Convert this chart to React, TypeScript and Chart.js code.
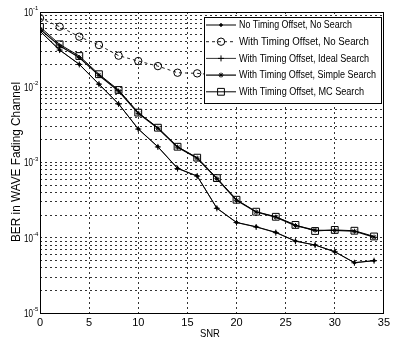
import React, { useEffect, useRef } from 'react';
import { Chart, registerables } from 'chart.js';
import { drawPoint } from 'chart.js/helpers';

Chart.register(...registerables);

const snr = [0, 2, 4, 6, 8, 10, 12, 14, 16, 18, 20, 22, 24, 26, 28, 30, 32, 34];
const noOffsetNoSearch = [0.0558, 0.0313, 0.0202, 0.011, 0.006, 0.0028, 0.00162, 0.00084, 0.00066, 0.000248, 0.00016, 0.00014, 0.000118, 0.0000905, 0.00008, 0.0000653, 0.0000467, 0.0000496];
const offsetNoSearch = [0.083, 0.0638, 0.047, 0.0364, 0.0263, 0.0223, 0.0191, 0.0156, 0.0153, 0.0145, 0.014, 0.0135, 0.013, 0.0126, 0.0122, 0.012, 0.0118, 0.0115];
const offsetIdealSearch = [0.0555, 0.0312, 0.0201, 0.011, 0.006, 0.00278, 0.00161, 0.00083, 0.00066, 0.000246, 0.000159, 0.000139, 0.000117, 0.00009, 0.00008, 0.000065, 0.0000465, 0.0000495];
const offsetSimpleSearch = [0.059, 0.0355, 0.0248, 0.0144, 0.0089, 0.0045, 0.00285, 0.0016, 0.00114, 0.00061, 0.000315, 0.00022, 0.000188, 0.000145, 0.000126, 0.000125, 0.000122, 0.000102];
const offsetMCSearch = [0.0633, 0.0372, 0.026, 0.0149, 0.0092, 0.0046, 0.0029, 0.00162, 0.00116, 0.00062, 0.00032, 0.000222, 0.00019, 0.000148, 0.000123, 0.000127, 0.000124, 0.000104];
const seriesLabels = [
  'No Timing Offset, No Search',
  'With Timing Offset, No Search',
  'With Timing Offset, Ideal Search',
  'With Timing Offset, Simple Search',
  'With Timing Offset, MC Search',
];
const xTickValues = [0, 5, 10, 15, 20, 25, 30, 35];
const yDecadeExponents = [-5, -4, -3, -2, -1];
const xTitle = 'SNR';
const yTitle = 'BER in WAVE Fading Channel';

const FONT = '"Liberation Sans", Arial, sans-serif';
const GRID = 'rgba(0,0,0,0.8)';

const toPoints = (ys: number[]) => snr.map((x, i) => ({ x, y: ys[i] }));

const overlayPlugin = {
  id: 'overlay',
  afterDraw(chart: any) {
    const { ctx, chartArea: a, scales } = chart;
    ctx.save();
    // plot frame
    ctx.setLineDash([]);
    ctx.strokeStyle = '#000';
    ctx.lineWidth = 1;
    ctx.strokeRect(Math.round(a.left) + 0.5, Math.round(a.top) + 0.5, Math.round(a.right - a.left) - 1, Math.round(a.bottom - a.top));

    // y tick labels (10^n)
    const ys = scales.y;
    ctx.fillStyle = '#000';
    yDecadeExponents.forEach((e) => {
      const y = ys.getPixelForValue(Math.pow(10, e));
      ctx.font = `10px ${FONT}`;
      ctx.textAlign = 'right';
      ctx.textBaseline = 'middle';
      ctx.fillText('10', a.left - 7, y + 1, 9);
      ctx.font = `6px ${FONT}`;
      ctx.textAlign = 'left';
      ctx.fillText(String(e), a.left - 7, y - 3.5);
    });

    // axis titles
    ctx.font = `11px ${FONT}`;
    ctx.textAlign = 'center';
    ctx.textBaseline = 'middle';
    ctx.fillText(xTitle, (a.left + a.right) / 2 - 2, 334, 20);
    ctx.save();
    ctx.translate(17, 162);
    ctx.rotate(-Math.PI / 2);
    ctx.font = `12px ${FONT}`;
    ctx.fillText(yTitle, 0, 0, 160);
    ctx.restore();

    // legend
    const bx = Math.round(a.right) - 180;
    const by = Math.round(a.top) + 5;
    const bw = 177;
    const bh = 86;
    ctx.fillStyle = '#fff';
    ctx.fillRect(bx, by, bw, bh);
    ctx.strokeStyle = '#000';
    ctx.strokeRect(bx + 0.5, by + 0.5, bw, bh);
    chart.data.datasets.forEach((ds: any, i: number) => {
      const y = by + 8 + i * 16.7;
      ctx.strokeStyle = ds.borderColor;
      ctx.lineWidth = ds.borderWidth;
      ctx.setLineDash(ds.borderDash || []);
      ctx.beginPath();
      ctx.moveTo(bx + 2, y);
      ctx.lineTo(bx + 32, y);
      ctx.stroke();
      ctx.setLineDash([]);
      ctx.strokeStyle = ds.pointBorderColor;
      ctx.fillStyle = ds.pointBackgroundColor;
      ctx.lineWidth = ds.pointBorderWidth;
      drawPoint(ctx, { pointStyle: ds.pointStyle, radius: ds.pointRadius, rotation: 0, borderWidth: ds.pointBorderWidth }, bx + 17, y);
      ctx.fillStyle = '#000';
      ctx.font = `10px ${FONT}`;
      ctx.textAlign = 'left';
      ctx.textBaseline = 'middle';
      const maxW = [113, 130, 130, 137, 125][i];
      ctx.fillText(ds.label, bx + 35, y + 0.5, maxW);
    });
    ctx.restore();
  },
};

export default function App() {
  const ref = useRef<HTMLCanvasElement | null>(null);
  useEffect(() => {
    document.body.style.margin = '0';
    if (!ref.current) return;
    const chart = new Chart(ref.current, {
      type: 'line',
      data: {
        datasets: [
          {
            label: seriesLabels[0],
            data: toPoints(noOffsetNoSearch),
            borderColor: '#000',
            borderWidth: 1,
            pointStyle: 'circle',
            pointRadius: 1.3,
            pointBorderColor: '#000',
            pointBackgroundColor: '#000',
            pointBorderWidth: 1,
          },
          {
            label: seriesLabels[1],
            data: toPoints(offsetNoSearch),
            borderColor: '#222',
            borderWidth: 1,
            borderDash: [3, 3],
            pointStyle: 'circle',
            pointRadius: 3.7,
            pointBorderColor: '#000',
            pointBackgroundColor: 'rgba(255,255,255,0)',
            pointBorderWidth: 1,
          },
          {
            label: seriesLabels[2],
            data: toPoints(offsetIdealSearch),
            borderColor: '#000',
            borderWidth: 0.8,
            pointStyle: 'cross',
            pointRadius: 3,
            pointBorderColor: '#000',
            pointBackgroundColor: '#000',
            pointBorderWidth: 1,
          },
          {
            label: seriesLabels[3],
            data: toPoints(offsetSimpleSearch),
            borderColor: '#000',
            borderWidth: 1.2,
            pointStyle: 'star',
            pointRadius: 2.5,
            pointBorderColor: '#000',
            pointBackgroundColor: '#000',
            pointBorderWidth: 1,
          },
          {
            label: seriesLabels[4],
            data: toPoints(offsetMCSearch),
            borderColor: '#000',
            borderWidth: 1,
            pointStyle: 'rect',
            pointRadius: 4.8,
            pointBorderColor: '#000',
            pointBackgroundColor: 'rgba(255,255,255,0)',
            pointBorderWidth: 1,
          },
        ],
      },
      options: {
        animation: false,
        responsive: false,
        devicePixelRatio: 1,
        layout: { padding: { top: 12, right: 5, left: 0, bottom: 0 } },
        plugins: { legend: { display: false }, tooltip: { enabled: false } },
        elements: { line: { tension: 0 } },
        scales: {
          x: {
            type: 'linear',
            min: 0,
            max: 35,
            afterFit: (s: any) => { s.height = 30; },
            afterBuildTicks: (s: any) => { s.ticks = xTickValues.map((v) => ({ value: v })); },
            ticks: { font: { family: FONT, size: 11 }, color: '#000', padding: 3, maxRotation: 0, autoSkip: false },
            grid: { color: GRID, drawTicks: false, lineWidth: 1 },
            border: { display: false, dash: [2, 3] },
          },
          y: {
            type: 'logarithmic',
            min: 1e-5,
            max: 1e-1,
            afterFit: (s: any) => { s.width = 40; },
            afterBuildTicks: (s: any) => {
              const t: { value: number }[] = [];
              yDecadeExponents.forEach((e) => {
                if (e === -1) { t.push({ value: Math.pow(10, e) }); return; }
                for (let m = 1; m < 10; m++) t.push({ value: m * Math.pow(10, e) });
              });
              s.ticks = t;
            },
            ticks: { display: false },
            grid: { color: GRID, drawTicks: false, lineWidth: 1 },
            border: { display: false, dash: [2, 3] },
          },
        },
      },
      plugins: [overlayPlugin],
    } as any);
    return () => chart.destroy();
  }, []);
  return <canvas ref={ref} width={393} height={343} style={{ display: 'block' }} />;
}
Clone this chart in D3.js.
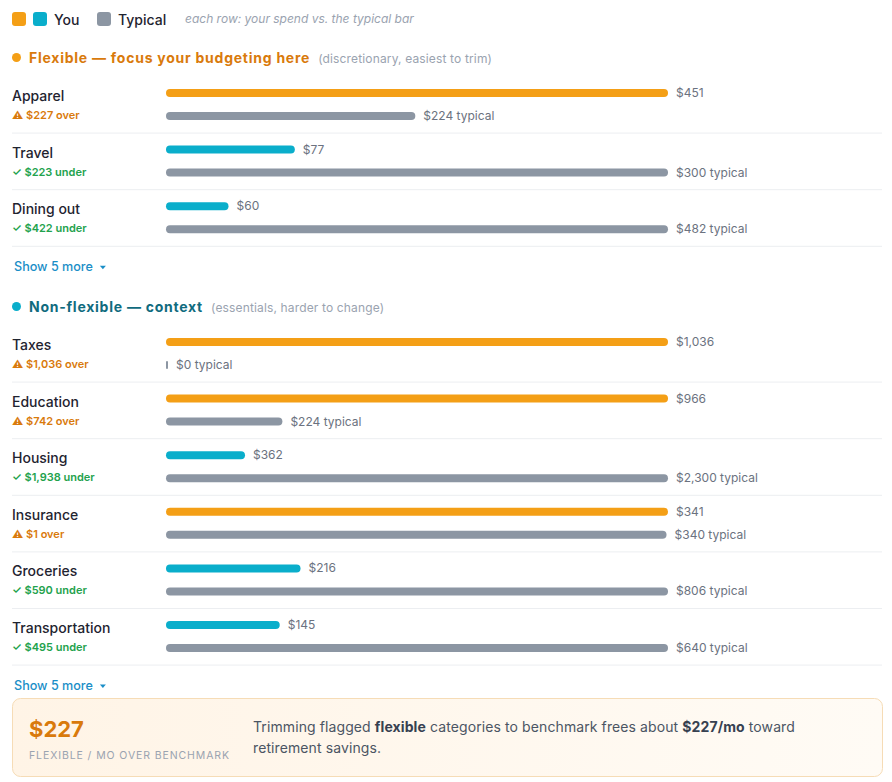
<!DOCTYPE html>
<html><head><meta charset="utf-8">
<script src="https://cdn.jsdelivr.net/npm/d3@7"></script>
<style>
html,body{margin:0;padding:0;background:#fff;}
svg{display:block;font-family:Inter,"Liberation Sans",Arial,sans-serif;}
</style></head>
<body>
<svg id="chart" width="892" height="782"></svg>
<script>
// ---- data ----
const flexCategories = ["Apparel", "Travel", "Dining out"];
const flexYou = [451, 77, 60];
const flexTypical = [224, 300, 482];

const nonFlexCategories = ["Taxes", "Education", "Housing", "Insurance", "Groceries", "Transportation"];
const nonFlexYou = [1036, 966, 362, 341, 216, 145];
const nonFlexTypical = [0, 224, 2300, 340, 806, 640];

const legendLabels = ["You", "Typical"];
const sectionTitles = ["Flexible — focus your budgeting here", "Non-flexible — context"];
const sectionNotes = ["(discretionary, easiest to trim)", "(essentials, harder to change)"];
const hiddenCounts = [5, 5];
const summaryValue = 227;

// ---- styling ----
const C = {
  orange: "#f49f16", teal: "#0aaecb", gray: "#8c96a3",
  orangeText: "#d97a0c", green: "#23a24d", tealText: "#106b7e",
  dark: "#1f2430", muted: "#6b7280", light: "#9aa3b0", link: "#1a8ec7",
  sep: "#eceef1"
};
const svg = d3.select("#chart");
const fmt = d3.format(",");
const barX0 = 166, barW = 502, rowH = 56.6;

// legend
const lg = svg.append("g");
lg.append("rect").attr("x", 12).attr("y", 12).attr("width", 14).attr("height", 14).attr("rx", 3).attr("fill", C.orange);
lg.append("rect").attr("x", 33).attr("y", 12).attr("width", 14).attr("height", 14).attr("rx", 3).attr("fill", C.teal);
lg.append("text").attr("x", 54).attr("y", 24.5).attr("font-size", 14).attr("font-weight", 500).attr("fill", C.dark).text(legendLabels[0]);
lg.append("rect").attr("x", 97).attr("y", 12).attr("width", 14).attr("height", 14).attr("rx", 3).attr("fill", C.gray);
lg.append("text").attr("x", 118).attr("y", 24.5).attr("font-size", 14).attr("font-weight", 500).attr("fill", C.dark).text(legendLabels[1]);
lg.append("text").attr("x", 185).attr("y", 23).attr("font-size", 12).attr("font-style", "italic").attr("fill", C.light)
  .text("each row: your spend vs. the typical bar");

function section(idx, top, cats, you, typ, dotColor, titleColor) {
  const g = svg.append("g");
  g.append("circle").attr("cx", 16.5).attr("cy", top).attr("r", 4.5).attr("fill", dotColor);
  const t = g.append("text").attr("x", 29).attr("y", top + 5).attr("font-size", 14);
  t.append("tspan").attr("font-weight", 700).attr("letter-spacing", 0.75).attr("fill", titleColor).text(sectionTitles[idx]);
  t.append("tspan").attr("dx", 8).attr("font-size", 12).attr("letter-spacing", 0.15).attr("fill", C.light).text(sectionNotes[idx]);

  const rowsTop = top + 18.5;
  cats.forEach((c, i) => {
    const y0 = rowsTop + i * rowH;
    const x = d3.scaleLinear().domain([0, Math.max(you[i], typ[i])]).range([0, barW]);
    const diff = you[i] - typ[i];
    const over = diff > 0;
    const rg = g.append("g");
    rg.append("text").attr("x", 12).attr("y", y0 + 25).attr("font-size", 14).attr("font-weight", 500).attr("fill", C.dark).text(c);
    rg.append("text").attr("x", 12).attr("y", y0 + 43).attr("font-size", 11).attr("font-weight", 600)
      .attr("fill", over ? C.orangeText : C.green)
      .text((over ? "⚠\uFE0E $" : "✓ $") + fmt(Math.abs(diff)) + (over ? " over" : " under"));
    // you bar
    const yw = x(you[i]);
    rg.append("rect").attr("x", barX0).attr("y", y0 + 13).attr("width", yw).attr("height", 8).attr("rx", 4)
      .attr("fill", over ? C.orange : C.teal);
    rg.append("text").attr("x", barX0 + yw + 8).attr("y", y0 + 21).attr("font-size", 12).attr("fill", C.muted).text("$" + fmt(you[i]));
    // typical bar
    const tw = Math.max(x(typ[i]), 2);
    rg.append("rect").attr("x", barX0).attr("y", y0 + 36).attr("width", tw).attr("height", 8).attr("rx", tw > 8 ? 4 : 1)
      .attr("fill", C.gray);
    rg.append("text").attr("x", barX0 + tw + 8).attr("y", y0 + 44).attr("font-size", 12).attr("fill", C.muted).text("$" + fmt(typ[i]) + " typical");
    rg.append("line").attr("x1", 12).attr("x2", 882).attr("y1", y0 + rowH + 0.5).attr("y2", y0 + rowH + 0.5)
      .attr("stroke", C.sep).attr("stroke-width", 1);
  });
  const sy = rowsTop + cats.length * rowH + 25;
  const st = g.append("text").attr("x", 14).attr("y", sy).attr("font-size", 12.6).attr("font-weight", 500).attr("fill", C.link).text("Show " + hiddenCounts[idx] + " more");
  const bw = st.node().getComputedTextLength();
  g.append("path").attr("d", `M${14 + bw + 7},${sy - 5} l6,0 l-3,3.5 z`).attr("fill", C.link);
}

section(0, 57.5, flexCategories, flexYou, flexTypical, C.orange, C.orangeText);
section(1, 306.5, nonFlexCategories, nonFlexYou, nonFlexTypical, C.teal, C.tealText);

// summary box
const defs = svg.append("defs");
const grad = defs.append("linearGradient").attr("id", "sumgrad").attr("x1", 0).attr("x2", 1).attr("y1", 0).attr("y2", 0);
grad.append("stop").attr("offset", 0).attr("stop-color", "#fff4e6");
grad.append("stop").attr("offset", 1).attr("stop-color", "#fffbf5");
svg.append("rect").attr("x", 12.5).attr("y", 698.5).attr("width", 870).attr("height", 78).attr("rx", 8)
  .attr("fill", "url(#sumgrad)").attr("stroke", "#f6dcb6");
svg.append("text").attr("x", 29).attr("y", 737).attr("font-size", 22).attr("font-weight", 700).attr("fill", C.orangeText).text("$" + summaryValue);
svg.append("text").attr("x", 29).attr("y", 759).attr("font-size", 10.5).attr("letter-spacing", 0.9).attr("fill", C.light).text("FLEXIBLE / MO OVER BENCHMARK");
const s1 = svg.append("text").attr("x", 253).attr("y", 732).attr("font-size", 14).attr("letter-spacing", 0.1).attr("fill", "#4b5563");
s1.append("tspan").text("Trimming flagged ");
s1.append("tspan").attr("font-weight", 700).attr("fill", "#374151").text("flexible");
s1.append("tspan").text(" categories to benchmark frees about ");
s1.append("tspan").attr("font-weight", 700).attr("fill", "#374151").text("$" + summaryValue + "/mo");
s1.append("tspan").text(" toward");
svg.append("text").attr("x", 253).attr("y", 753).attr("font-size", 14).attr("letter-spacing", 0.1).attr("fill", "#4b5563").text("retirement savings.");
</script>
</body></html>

▬▬▬▬▬▬

● **Exercise task**
Copy nothing but the lines from the top of the data down to the line containing "Chart.register(...registerables);", and leave the pictures out.

● **Finished exercise**
Convert this chart to React, TypeScript and Chart.js code.
import React, { useEffect, useRef } from 'react';
import { Chart, registerables } from 'chart.js';
import { drawPoint } from 'chart.js/helpers';

Chart.register(...registerables);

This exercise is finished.